# Potential energy problem

• Aug 10th 2010, 08:13 AM
FGT12
Potential energy problem
The potential energy function of a particle of mass m is $V=\frac{-1}{2}c(x^2-a^2)^2$, where a,c > 0. Sketch V as a function of x and describe the possible types of motion in the three cases (a) E > 0, (b) $E < \frac{-1}{2}ca^4$ and (c) $\frac{-1}{2}ca^4< E < 0$

I can sketch the graph which gives you an upside-down parabola, but i cannot see how to determine the motion, i think it have something to do with T+V=E (conservation of energy)
• Aug 10th 2010, 08:25 AM
Ackbeet
Think of the potential energy function as rising and falling ground (with gravitational potential energy equal to mgh, this analogy is actually fairly precise!). Then, the energy E you can plot on the same graph as the potential energy, only this time it's just a horizontal line. The intersections of V with the horizontal line E represent the turning points. For example: suppose you had a hill V=x, and you had a ball rolling in from the negative x direction. If the energy E were equal to 0, it would intersect V right at the origin, right? Well, that's where the ball would approach, slowly, and then when it hit the origin, it would start rolling back out to negative infinity, and never come back. That's the sort of analysis required in this problem. Make sense?

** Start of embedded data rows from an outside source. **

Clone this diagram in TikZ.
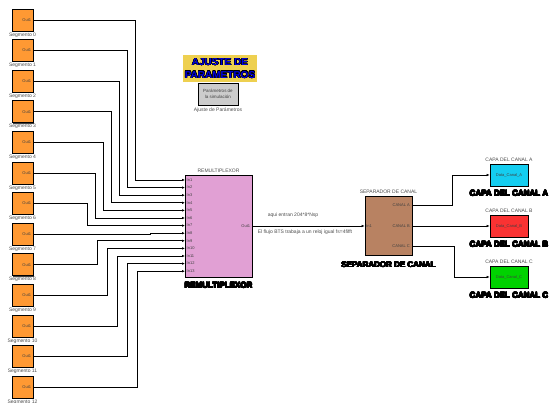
\documentclass[tikz,border=0pt]{standalone}
\usepackage{fontspec}
\setmainfont{Liberation Sans}
\usepackage{contour}
\contourlength{0.35pt}
\usetikzlibrary{arrows.meta,positioning,calc,shadows}
\definecolor{segorange}{RGB}{255,153,51}
\definecolor{muxpink}{RGB}{225,160,212}
\definecolor{sepbrown}{RGB}{184,130,98}
\definecolor{capacyan}{RGB}{20,205,240}
\definecolor{capared}{RGB}{250,50,50}
\definecolor{capagreen}{RGB}{0,210,0}
\definecolor{ajyellow}{RGB}{238,208,80}
\definecolor{ajblue}{RGB}{0,0,225}
\tikzset{
  blk/.style     = {draw, line width=0.7pt, inner sep=0pt,
                    drop shadow={shadow xshift=0.8pt, shadow yshift=-0.8pt,
                                 fill=black!75, opacity=1}},
  segblk/.style  = {blk, fill=segorange, minimum width=21pt, minimum height=22pt},
  muxblk/.style  = {blk, fill=muxpink, minimum width=67pt, minimum height=102pt},
  sepblk/.style  = {blk, fill=sepbrown, minimum width=47pt, minimum height=59pt},
  capablk/.style = {blk, minimum width=38pt, minimum height=22pt},
  tinytxt/.style = {font=\fontsize{4}{4.5}\selectfont, inner sep=0.5pt, text=black!75},
  lbl/.style     = {font=\fontsize{5}{6}\selectfont, inner sep=0.5pt, text=black!70},
  bigtxt/.style  = {font=\fontsize{8}{9}\selectfont\bfseries, inner sep=0pt},
  wire/.style    = {line width=0.7pt},
  ar/.style      = {wire, -{Latex[length=3pt,width=2.6pt]}}
}
\newcommand{\heavytxt}[1]{\contour{black}{#1}}

\begin{document}
\begin{tikzpicture}[x=1pt, y=-1pt]
\useasboundingbox (0,0) rectangle (549,403);

% segment sources
\foreach \k in {0,...,12} {
  \node[segblk, label={[lbl, label distance=0.6pt]below:Segmento \k}] (s\k) at (22.5, 20+30.6*\k) {};
  \node[tinytxt, anchor=east] at ([xshift=-1.5pt]s\k.east) {Out1};
}

% remultiplexor
\node[muxblk] (mux) at (218.5, 226) {};
\node[lbl, above=1.5pt of mux] {REMULTIPLEXOR};
\node[bigtxt, below=5pt of mux] {\heavytxt{REMULTIPLEXOR}};
\foreach \j in {1,...,13} {
  \coordinate (in\j) at (185, 172.4+7.6*\j);
  \node[tinytxt, anchor=west] at ([xshift=1pt]in\j) {In\j};
}
\node[tinytxt, anchor=east] at ([xshift=-1.5pt]mux.east) {Out1};

% wiring segments -> mux
\foreach \k/\xv in {0/135,1/127,2/119,3/111,4/103,5/95,6/87,7/150,
                     8/97,9/107,10/117,11/127,12/137} {
  \pgfmathtruncatemacro{\j}{\k+1}
  \coordinate (v\k) at (\xv, 0);
  \draw[ar] (s\k.east) -| (v\k |- in\j) -- (in\j);
}

% separador de canal
\node[sepblk] (sep) at (388.5, 226) {};
\node[lbl, above=1.5pt of sep] {SEPARADOR DE CANAL};
\node[bigtxt, below=6pt of sep] {\heavytxt{SEPARADOR DE CANAL}};
\node[tinytxt, anchor=west] at ([xshift=1pt]sep.west) {In1};
\coordinate (ca) at (412, 205);
\coordinate (cb) at (412, 226);
\coordinate (cc) at (412, 246);
\node[tinytxt, anchor=east] at ([xshift=-1.5pt]ca) {CANAL A};
\node[tinytxt, anchor=east] at ([xshift=-1.5pt]cb) {CANAL B};
\node[tinytxt, anchor=east] at ([xshift=-1.5pt]cc) {CANAL C};

\draw[ar] (mux.east) -- (sep.west);
\node[lbl] at (293, 215) {aqui entran 204*8*Nsp};
\node[lbl] at (305, 232) {El flujo BTS trabaja a un reloj igual fs=4fifft};

% capas de canal
\node[capablk, fill=capacyan] (capaA) at (509, 175) {};
\node[capablk, fill=capared] (capaB) at (509, 226) {};
\node[capablk, fill=capagreen] (capaC) at (509, 277) {};
\foreach \c in {A,B,C} {
  \node[tinytxt] at (capa\c) {Data\_Canal\_\c};
  \node[lbl, above=1.5pt of capa\c] {CAPA DEL CANAL \c};
  \node[bigtxt, below=4pt of capa\c] {\heavytxt{CAPA DEL CANAL \c}};
}
\draw[ar] (ca) -- ++(40,0) |- (capaA.west);
\draw[ar] (cb) -- (capaB.west);
\draw[ar] (cc) -- ++(42,0) |- (capaC.west);

% ajuste de parametros
\node[fill=ajyellow, minimum width=74pt, minimum height=27pt, inner sep=0pt,
      align=center, font=\fontsize{10}{12.5}\selectfont\bfseries] (ajuste) at (220, 68.5)
      {\contour{black}{\textcolor{ajblue}{AJUSTE DE}}\\
       \contour{black}{\textcolor{ajblue}{PARAMETROS}}};
\node[blk, fill=black!20, minimum width=40pt, minimum height=22pt, align=center,
      font=\fontsize{4.5}{5.5}\selectfont, text=black!75,
      label={[lbl, label distance=1.5pt]below:Ajuste de Parámetros}] (param) at (218, 94)
      {Parámetros de\\la simulación};
\end{tikzpicture}
\end{document}
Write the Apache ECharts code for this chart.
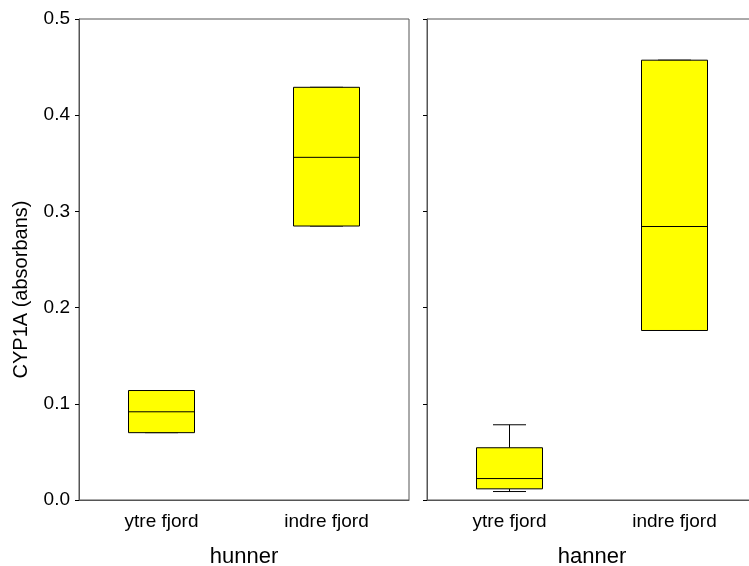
<!DOCTYPE html>
<html>
<head>
<meta charset="utf-8">
<script src="https://cdn.jsdelivr.net/npm/echarts@6/dist/echarts.min.js"></script>
<style>
html,body{margin:0;padding:0;background:#fff;overflow:hidden;}
#chart{width:749px;height:566px;}
</style>
</head>
<body>
<div id="chart"></div>
<script>
// Data
const categories = ['ytre fjord', 'indre fjord'];
const panelNames = ['hunner', 'hanner'];
// [min, Q1, median, Q3, max]
const hunnerBoxes = [
  [0.070, 0.070, 0.0917, 0.1138, 0.1138],
  [0.2848, 0.2848, 0.3562, 0.429, 0.429]
];
const hannerBoxes = [
  [0.0088, 0.0116, 0.0223, 0.0543, 0.0782],
  [0.1762, 0.1762, 0.2843, 0.4572, 0.4572]
];
const yTicks = [0.0, 0.1, 0.2, 0.3, 0.4, 0.5];

const FONT = 'Liberation Sans, Arial, sans-serif';
const AXIS_COLOR = '#555';

function toRows(boxes) {
  return boxes.map((b, i) => [i].concat(b));
}

function renderBox(params, api) {
  const xi = api.value(0);
  const mn = api.coord([xi, api.value(1)]);
  const q1 = api.coord([xi, api.value(2)]);
  const md = api.coord([xi, api.value(3)]);
  const q3 = api.coord([xi, api.value(4)]);
  const mx = api.coord([xi, api.value(5)]);
  const band = api.size([1, 0])[0];
  const bw = band * 0.4;
  const cw = bw * 0.5;
  const cx = q1[0];
  const lineStyle = { stroke: '#000', lineWidth: 1 };
  return {
    type: 'group',
    children: [
      { type: 'line', shape: { x1: cx, y1: q3[1], x2: cx, y2: mx[1] }, style: lineStyle },
      { type: 'line', shape: { x1: cx, y1: q1[1], x2: cx, y2: mn[1] }, style: lineStyle },
      { type: 'line', shape: { x1: cx - cw / 2, y1: mx[1], x2: cx + cw / 2, y2: mx[1] }, style: lineStyle },
      { type: 'line', shape: { x1: cx - cw / 2, y1: mn[1], x2: cx + cw / 2, y2: mn[1] }, style: lineStyle },
      { type: 'rect', shape: { x: cx - bw / 2, y: q3[1], width: bw, height: q1[1] - q3[1] },
        style: { fill: '#ffff00', stroke: '#000', lineWidth: 1 } },
      { type: 'line', shape: { x1: cx - bw / 2, y1: md[1], x2: cx + bw / 2, y2: md[1] }, style: lineStyle }
    ]
  };
}

function makeYAxis(idx, showLabels) {
  return {
    type: 'value', gridIndex: idx, min: yTicks[0], max: yTicks[yTicks.length - 1], interval: 0.1,
    name: showLabels ? 'CYP1A (absorbans)' : '',
    nameLocation: 'middle', nameRotate: 90, nameGap: 48,
    nameTextStyle: { fontFamily: FONT, fontSize: 20, color: '#000', padding: [0, 60, 0, 0] },
    axisLine: { show: true, lineStyle: { color: AXIS_COLOR, width: 1 } },
    axisTick: { show: true, inside: false, length: 4, lineStyle: { color: '#000' } },
    axisLabel: { show: showLabels, margin: 9, fontFamily: FONT, fontSize: 19, color: '#000',
      formatter: v => v.toFixed(1) },
    splitLine: { show: false }
  };
}

function makeXAxis(idx) {
  return {
    type: 'category', gridIndex: idx, data: categories, boundaryGap: true,
    name: panelNames[idx], nameLocation: 'middle', nameGap: 46,
    nameTextStyle: { fontFamily: FONT, fontSize: 22, color: '#000' },
    axisLine: { show: true, lineStyle: { color: AXIS_COLOR, width: 1 } },
    axisTick: { show: false },
    axisLabel: { margin: 12, fontFamily: FONT, fontSize: 19, color: '#000' },
    splitLine: { show: false }
  };
}

const chart = echarts.init(document.getElementById('chart'), null, { renderer: 'canvas' });
chart.setOption({
  animation: false,
  backgroundColor: '#fff',
  grid: [
    { left: 79, top: 19, width: 330, height: 481, show: true, borderColor: AXIS_COLOR, borderWidth: 1,
      backgroundColor: 'transparent', containLabel: false, outerBoundsMode: 'none' },
    { left: 427, top: 19, width: 330, height: 481, show: true, borderColor: AXIS_COLOR, borderWidth: 1,
      backgroundColor: 'transparent', containLabel: false, outerBoundsMode: 'none' }
  ],
  xAxis: [makeXAxis(0), makeXAxis(1)],
  yAxis: [makeYAxis(0, true), makeYAxis(1, false)],
  series: [
    { type: 'custom', xAxisIndex: 0, yAxisIndex: 0, data: toRows(hunnerBoxes),
      encode: { x: 0, y: [1, 2, 3, 4, 5] }, renderItem: renderBox },
    { type: 'custom', xAxisIndex: 1, yAxisIndex: 1, data: toRows(hannerBoxes),
      encode: { x: 0, y: [1, 2, 3, 4, 5] }, renderItem: renderBox }
  ]
});
</script>
</body>
</html>
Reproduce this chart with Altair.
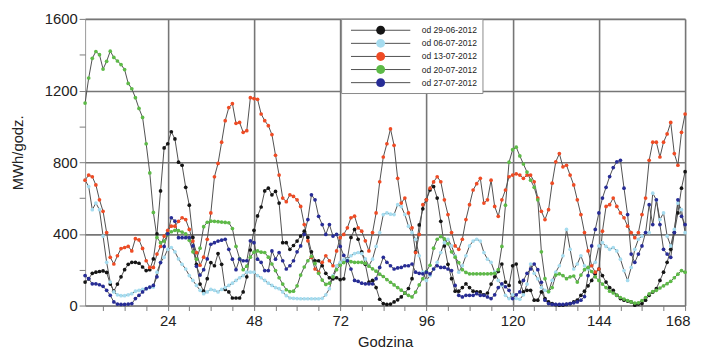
import altair as alt
import pandas as pd

hours = list(range(1, 169))

series_names = ["od 29-06-2012", "od 06-07-2012", "od 13-07-2012", "od 20-07-2012", "od 27-07-2012"]
point_colors = ["#151515", "#a6dcef", "#ef4b24", "#5dba47", "#272c96"]
line_color = "#505050"

s_2906 = [131,149,180,186,190,193,185,120,80,120,
          160,200,230,241,241,236,215,195,200,260,
          400,640,880,903,970,930,800,783,660,560,
          380,230,120,80,150,240,222,290,230,90,
          76,42,42,42,76,160,310,420,500,550,
          640,655,618,637,572,351,351,314,335,360,
          388,415,380,300,250,250,222,180,155,149,
          155,145,149,260,380,425,370,300,230,131,
          140,100,35,11,6,8,20,32,48,70,
          95,150,300,450,540,590,645,664,600,470,
          333,230,150,80,80,100,121,100,80,76,
          76,60,70,120,160,190,232,131,112,222,
          232,131,76,85,85,30,30,76,39,20,
          11,5,2,2,6,11,20,30,57,80,
          110,140,177,204,167,131,100,85,57,39,
          30,25,20,2,8,11,30,57,75,94,
          140,186,241,314,407,517,655,747]

s_0607 = [700,664,535,572,535,388,241,131,76,60,
          55,55,60,66,80,85,90,94,100,103,
          186,241,269,314,324,300,260,230,204,167,
          140,112,85,66,76,90,85,76,90,100,
          112,125,140,155,167,186,186,186,167,155,
          140,125,112,100,94,76,55,42,40,39,
          38,38,38,38,38,38,40,60,94,167,
          222,241,255,259,278,290,296,290,260,222,
          259,330,407,508,517,510,508,563,553,508,
          443,407,370,278,186,140,167,204,241,296,
          351,370,333,278,186,222,278,333,360,370,
          360,296,259,241,186,140,112,57,39,60,
          40,35,60,120,232,180,149,100,85,76,
          140,186,222,278,425,314,204,232,278,222,
          204,222,241,333,351,330,314,324,305,259,
          195,140,213,314,370,388,407,407,627,590,
          480,517,388,333,425,572,535,407]

s_1307 = [700,728,719,673,590,526,407,269,232,278,
          318,324,330,305,373,366,319,250,213,213,
          287,330,388,420,443,443,470,490,480,425,
          360,296,225,270,370,517,719,793,912,1032,
          1105,1127,1017,1022,967,976,1160,1155,1151,1069,
          1032,1004,954,839,728,600,580,618,609,590,
          553,452,361,269,204,186,241,278,250,222,
          305,379,397,434,490,499,434,415,361,305,
          407,517,691,829,903,986,894,710,572,600,
          517,434,296,397,563,590,655,690,719,691,
          590,508,407,333,314,370,480,563,645,680,
          710,572,590,700,553,498,590,645,719,728,
          735,728,710,728,728,691,600,526,480,535,
          683,802,848,774,783,728,673,590,508,407,
          305,222,186,204,415,553,563,600,553,517,
          490,443,407,379,407,508,600,811,912,912,
          829,912,958,1022,848,783,967,1069]

s_2007 = [1130,1270,1380,1418,1400,1320,1363,1420,1385,1365,
          1345,1317,1240,1210,1160,1100,1050,903,740,520,
          380,351,360,395,412,420,418,410,400,365,
          300,259,320,440,465,471,470,468,466,464,
          462,430,330,262,200,220,270,298,305,298,
          296,270,232,195,155,120,88,78,80,110,
          170,215,250,275,235,180,142,118,125,160,
          200,225,240,250,245,241,241,241,235,220,
          205,192,175,162,145,130,115,100,86,70,
          57,48,75,115,150,190,225,320,370,385,
          372,345,300,270,240,200,185,177,177,177,
          177,177,177,178,180,200,330,560,800,870,
          884,835,790,745,700,660,590,300,150,78,
          100,170,177,167,150,160,165,131,170,200,
          213,190,160,140,120,100,80,70,58,45,
          36,28,20,14,15,28,45,65,78,85,
          98,110,122,135,155,175,195,186]

s_2707 = [167,150,121,121,116,107,85,57,20,8,
          6,6,8,11,39,57,76,94,103,112,
          160,240,330,400,490,471,379,379,379,379,
          333,220,170,200,260,342,351,360,365,370,
          314,259,200,259,250,250,361,351,259,241,
          195,195,305,259,296,250,204,222,250,300,
          333,397,480,618,590,498,452,397,452,388,
          397,330,280,250,204,140,135,125,121,121,
          121,150,213,269,241,222,204,210,213,222,
          222,232,186,180,177,186,177,204,222,213,
          213,204,195,112,57,48,57,57,57,66,
          57,57,48,39,60,100,121,105,85,39,
          60,76,140,180,204,232,200,130,30,11,
          6,6,6,6,8,11,15,20,30,50,
          167,333,425,517,600,660,720,770,802,811,
          655,508,287,241,287,333,407,563,452,590,
          452,314,287,269,407,590,498,452]

x_ticks = list(range(6, 169, 6))
y_ticks = list(range(0, 1601, 200))

rows = []
for name, vals in zip(series_names, [s_2906, s_0607, s_1307, s_2007, s_2707]):
    assert len(vals) == len(hours)
    for h, v in zip(hours, vals):
        rows.append({"godzina": h, "wartosc": v, "seria": name})
df = pd.DataFrame(rows)

FONT = "Liberation Sans"

x_enc = alt.X(
    "godzina:Q",
    scale=alt.Scale(domain=[1, 168], nice=False, zero=False),
    axis=alt.Axis(
        title="Godzina", values=x_ticks,
        labelExpr="datum.value % 24 === 0 ? datum.label : ''",
        gridOpacity={"condition": {"test": "datum.value % 24 === 0", "value": 1}, "value": 0},
        tickSize=5, labelPadding=3, labelFlush=True, labelFlushOffset=5, labelOverlap=False,
        titleY=36, titleBaseline="middle",
    ),
)
y_enc = alt.Y(
    "wartosc:Q",
    scale=alt.Scale(domain=[0, 1600], nice=False),
    axis=alt.Axis(
        title="MWh/godz.", values=y_ticks, format="d",
        labelExpr="datum.value % 400 === 0 ? datum.label : ''",
        gridOpacity={"condition": {"test": "datum.value % 400 === 0", "value": 1}, "value": 0},
        tickSize=6, labelPadding=2, labelOverlap=False,
        titleX=-68, titleY=135, titleAngle=270, titleBaseline="middle", titleAlign="center",
    ),
)

legend_common = dict(
    title=None, orient="none", legendX=259, legendY=0,
    symbolSize=144, symbolStrokeWidth=1, symbolOffset=28.5, labelOffset=35,
    padding=5, rowPadding=1.25, labelFont=FONT, labelFontSize=8.6, labelColor="#222222",
    labelLimit=200,
)

lines = alt.Chart(df).mark_line(strokeWidth=1, opacity=1).encode(
    x=x_enc, y=y_enc,
    color=alt.Color(
        "seria:N",
        scale=alt.Scale(domain=series_names, range=[line_color] * 5),
        legend=alt.Legend(
            symbolType="M-5,0L5,0", strokeColor="#8a8a8a", fillColor="white",
            labelOpacity=0, zindex=1, **legend_common,
        ),
    ),
)

points = alt.Chart(df).mark_circle(size=14, opacity=1).encode(
    x=x_enc, y=y_enc,
    color=alt.Color(
        "seria:N",
        scale=alt.Scale(domain=series_names, range=point_colors),
        legend=alt.Legend(
            symbolType="M0.75,0A0.75,0.75,0,1,1,-0.75,0A0.75,0.75,0,1,1,0.75,0Z",
            symbolOpacity=1, zindex=2, **legend_common,
        ),
    ),
)

chart = alt.layer(lines, points).resolve_scale(color="independent").properties(
    width=607, height=290,
    background="white",
    autosize=alt.AutoSizeParams(type="none"),
    padding={"left": 78, "top": 9, "right": 8, "bottom": 46},
).configure_view(
    stroke="#9a9a9a", strokeWidth=1,
).configure_axis(
    domain=False, gridColor="#767676", gridWidth=1.6, tickColor="#7a7a7a",
    labelFont=FONT, labelFontSize=15, labelColor="#222222",
    titleFont=FONT, titleFontSize=15, titleColor="#222222", titleFontWeight="normal",
)

chart.save("out.html", embed_options={"renderer": "svg", "actions": False})
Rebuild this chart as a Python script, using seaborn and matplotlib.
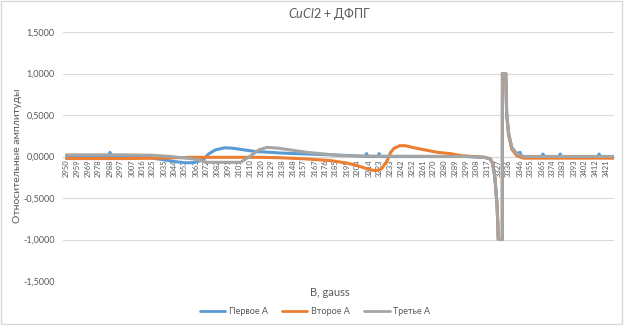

Another example: the simple harmonic oscillator (pendulum, spring, RLC circuit, etc.). This time, the potential looks like V=x^2. It's a valley. Suppose your energy E = 1. (Note that E must always be greater than V_min; that's a law of physics.) Then the intersection of E with V occurs at +1 and -1. Therefore, the ball is going to go to +1, reverse direction, go to -1, reverse direction, go to +1, etc. It will oscillate between the two turning points. Make sense?

Final example: V = e^(-x^2). This is the bell curve. The peak of it is at the origin. If 0<E<1, then the ball could come in from either positive or negative infinity, hit the turning point (intersection) on the corresponding side of the origin, and then bounce right back out to infinity. But, if the ball has energy greater than 1, it will be able to get over the hill. Then it will go over the hill, lose some kinetic energy in the process, and regain it as it goes back downhill and out to the opposite infinity from which it came.

Those are some ideas. Does this help?